Here’s what I found my dear child doing with the set of car tangrams (inside for some reason) over the last few days.

By way of setting the scene, I should tell you that the kid generally initiates and works independently on any project she pleases during her afternoon quiet time, usually with the company of an audio book. A few days ago during this time she informed me she was “making a math book.” I had observed her tracing tangrams, but was surprised to find that she was doing it in a deliberate way, and that she was also able to clearly describe her discoveries and observations to me. Here is the book, so far. I am just a scribe here — these are her words as she dictated them to me, except where noted:

Math book 1

“Four of these triangles that you see here can make a square. If you pull these triangles apart you can see that they’re little triangles. But you can see on this page that they make a square.” [I see that she has drawn them as individual shapes, which, over the course of her illustration, merge together into her intended shape.]

math book 2

“This rectangle you see is made up of a parallelogram and two triangles. Really they’re just shapes, but when you put them together they make a rectangle.” [It looks like she’s numbered the inside angles of the individual shapes. It also looks like she is again showing the process individual shapes merging into the intended new shape.]

math book 3

“You see the wheels of this bike as rhombuses but really they’re squares turned so their points are facing up and down, and to the side.” [She was gesturing this first, and at first she used the word ‘flipped’ to describe the orientation of the square wheels. I focused her on the orientation of the corners to describe how the square was turned.]

math book 4

“The square and the rhombus that you see here, their edges are both the same length. The difference is a rhombus is a squished square, squished to its side. The rhombus has two larger angles and two smaller angles than the square. But the square has the same angles on each corner.” [These are actually tracings of shapes from the pattern blocks set we have. The ruler markings was her idea for comparing the two shapes. I supplied some new vocabulary in the form of ‘angles’ and made some observations about the difference by overlapping the two shapes, in an effort to help her observe and further articulate the difference between the two.]

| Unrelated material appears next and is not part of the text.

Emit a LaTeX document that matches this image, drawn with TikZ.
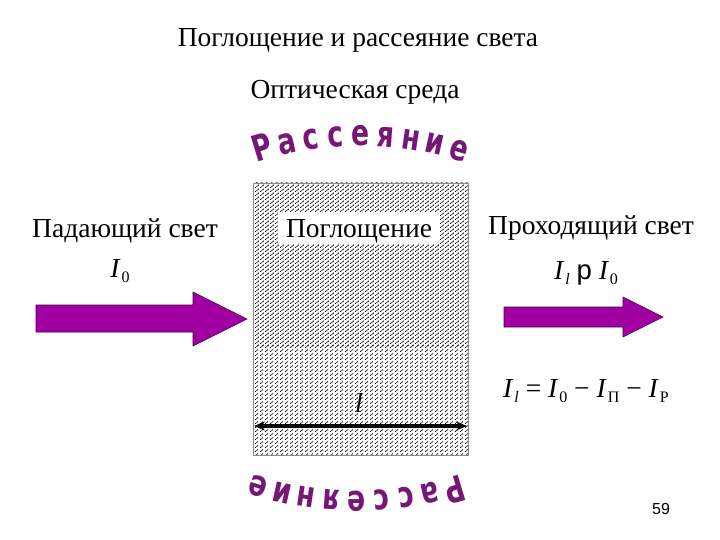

I think this is a terrific example of some early geometric reasoning. Clearly Malke’s daughter has learned some mathematical vocabulary from her parents, and has the time and space available to do this kind of exploration. What other things have to be in place for children to be able to make these observations?

How long is an hour and forty minutes?

My son and I had this exchange earlier in the day when we were negotiating about whether or not we would watch an afternoon movie.

Me: “Okay, so the movie is 90 minutes long. That’s an hour and a half.”

My son: “How did you know that?”

Me: “An hour is 60 minutes, so I just took 60 minutes away from 90 to get 30 minutes left over, which is half of an hour.”

My son: “So what if the movie was 100 minutes long? No, don’t help me! Let me figure it out… Uh… an hour and forty minutes.”

Me: “What if the movie was 110 minutes long?”

My son: “That’s easy. It’s just 10 minutes different. So instead of 100 take-away 60, it would be 100 take-away 50. Uh… That’s 50 minutes! So the movie would be an hour and 50 minutes long.”

Easier question: What’s the biggest success here?
Harder question: How does this kind of number sense develop in children?

What’s 9 plus 9?

My six year old son and I were working on cutting out snowflakes (more on this later, it’s a fun project in itself) and at one point we wanted to count the number of symmetries our snowflake was going to have, which we worked out would be 9 + 9. My son said aloud, “Okay. 8 + 8 is 16. 9 + 9 is… uh… 18! Because 8 + 9 is 17!”

How often do you see students use counting as a strategy for finding a sum of two numbers? Is this common? How do we encourage this type of reasoning?

Year long project: Look for math

Math in the real world

This project can be done in any class, but lends itself well to elementary and middle school classes best. The task is simple, everyone in the class (teacher included) looks for examples of math in their day to day lives and records those examples as they find them. This is not intended to teach students the mathematics, although the examples students find may work as a good hook for a lesson, but to teach them that math is part of their world.

Here’s a Flickr group you can use to have your class share their examples with a wider group.

Open ended problem: Scoring investigation

10010

Using shoes for keeping track of score

The problem: Design a scoring system for a game that can be used with shoes. Note that this problem may actually be different depending on what game you are playing.

This problem has  a lot of possible solutions, and might make assessment challenging, but my recommendation is: play a game with each of the scoring systems so that students can see them in action, and then decide which one they think makes the most sense.